• Exercise requirements
Your answer should be a single number: the count of lines in the material below that hold "chart".

• Source data
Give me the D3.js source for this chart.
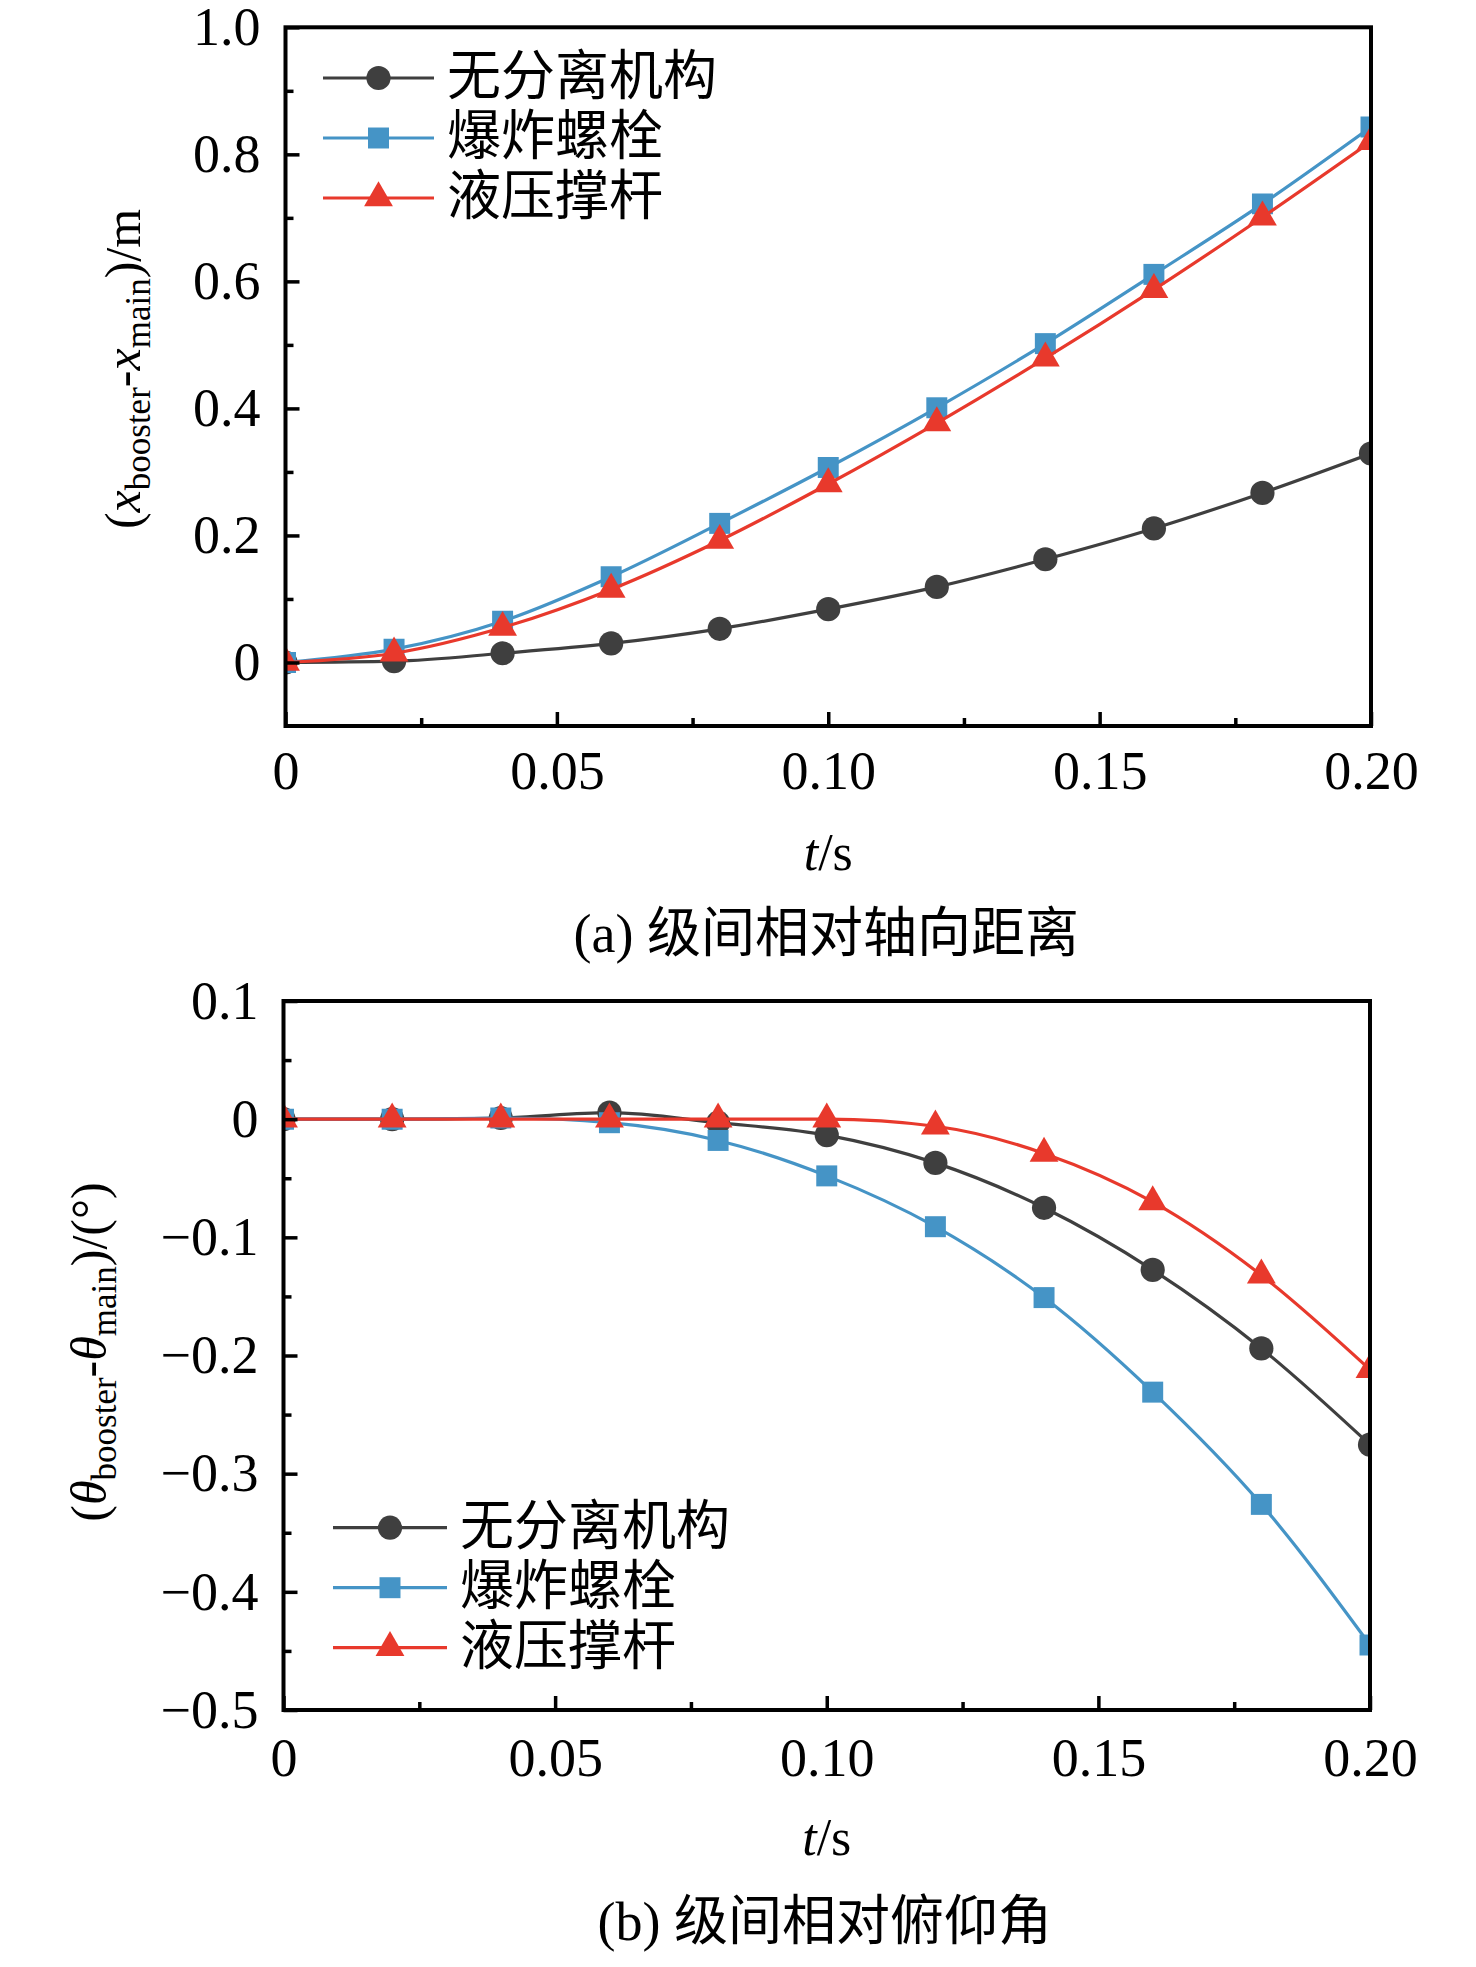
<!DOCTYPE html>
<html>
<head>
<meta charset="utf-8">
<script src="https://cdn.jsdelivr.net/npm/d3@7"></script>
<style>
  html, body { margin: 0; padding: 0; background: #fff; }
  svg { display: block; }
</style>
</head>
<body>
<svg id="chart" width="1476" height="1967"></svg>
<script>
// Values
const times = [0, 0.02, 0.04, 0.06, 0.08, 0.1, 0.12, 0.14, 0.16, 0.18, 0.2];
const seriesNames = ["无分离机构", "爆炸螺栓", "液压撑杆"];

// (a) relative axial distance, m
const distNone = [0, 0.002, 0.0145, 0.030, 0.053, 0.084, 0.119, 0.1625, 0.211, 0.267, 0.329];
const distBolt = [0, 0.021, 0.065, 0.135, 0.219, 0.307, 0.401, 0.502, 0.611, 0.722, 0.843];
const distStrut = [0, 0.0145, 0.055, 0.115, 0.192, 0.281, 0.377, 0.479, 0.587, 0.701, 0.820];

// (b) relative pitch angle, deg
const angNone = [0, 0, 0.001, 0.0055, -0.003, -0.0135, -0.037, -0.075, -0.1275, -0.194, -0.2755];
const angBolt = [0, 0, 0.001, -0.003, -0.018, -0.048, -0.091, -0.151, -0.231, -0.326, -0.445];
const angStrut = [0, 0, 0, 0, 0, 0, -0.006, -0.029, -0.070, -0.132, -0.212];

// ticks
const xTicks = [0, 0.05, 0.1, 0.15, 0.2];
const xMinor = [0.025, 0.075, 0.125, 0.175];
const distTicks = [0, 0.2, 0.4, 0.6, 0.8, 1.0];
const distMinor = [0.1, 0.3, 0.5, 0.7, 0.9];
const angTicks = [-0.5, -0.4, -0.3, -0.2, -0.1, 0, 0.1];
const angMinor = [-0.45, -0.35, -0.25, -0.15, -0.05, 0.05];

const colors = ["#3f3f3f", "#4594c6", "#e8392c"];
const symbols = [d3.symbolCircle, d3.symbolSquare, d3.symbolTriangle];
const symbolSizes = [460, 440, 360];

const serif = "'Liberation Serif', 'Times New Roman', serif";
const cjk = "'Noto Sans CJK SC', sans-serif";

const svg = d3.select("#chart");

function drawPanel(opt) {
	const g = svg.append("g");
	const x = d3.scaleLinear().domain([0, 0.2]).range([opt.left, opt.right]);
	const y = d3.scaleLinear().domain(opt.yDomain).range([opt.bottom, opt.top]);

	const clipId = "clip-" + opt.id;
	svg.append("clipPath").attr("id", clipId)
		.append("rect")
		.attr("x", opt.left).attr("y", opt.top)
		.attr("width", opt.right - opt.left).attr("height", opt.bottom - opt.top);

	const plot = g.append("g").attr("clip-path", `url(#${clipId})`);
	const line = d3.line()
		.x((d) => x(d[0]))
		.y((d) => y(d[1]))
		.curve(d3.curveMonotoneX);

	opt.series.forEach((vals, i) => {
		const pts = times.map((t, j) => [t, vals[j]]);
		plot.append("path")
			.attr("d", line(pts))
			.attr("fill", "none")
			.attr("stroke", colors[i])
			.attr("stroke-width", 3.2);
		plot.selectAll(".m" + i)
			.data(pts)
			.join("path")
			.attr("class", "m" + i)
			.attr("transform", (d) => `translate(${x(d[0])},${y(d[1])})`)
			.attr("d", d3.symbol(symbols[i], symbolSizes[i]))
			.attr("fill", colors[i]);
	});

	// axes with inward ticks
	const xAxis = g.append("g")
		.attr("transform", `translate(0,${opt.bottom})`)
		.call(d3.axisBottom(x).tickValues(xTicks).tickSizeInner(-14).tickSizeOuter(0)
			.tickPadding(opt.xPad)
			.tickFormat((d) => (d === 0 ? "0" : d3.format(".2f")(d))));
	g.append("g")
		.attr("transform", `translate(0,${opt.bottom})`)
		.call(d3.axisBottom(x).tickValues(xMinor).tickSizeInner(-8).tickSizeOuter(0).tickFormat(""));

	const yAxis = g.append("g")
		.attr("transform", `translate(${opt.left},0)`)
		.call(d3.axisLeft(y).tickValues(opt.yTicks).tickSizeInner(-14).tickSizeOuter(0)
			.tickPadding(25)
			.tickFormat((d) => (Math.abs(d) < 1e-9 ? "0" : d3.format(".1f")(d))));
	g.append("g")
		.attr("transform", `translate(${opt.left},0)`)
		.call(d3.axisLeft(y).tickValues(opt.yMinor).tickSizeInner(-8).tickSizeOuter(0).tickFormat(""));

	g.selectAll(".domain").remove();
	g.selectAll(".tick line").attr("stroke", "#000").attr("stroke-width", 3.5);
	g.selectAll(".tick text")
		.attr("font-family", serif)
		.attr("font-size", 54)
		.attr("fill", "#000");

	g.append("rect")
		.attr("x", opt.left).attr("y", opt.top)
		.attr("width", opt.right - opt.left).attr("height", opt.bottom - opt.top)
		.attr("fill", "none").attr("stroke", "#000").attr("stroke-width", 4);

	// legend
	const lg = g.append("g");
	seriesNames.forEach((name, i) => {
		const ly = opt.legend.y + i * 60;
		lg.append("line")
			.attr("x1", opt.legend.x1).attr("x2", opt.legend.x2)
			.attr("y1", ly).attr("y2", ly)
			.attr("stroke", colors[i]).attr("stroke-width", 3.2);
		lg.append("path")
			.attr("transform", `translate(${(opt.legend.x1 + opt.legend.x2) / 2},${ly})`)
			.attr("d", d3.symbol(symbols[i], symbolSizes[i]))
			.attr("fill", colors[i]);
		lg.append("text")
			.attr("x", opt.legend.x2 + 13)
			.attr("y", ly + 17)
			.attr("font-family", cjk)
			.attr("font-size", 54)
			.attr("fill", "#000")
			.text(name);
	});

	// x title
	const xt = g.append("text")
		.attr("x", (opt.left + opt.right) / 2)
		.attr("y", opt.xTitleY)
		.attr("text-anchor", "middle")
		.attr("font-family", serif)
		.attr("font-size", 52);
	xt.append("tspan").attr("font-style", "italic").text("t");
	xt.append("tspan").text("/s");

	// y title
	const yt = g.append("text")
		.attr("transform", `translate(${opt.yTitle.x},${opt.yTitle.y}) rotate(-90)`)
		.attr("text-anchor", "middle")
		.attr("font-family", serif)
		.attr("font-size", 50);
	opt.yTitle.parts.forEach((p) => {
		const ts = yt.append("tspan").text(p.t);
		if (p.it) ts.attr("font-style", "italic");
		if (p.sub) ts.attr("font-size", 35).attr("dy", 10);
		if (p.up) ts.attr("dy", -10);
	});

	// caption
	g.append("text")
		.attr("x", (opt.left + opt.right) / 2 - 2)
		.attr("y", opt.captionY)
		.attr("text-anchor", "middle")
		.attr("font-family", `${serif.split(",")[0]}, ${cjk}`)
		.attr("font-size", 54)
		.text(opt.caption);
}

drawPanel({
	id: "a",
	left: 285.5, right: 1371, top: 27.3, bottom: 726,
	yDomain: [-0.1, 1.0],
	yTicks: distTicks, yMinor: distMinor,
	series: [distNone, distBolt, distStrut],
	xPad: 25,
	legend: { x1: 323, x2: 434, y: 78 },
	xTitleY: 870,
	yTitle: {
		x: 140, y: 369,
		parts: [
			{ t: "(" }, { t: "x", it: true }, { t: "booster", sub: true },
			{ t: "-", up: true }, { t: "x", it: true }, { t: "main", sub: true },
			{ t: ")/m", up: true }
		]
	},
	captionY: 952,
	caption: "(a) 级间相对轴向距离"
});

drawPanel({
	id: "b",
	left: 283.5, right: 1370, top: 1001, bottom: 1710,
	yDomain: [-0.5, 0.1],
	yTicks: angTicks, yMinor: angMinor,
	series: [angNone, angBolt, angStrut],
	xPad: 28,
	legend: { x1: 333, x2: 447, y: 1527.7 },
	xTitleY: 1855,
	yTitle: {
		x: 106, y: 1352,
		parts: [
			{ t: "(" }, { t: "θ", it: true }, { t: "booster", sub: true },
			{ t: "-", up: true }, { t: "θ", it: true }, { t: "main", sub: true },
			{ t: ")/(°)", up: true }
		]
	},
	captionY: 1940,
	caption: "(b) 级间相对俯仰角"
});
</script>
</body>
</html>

• Result of this exercise
3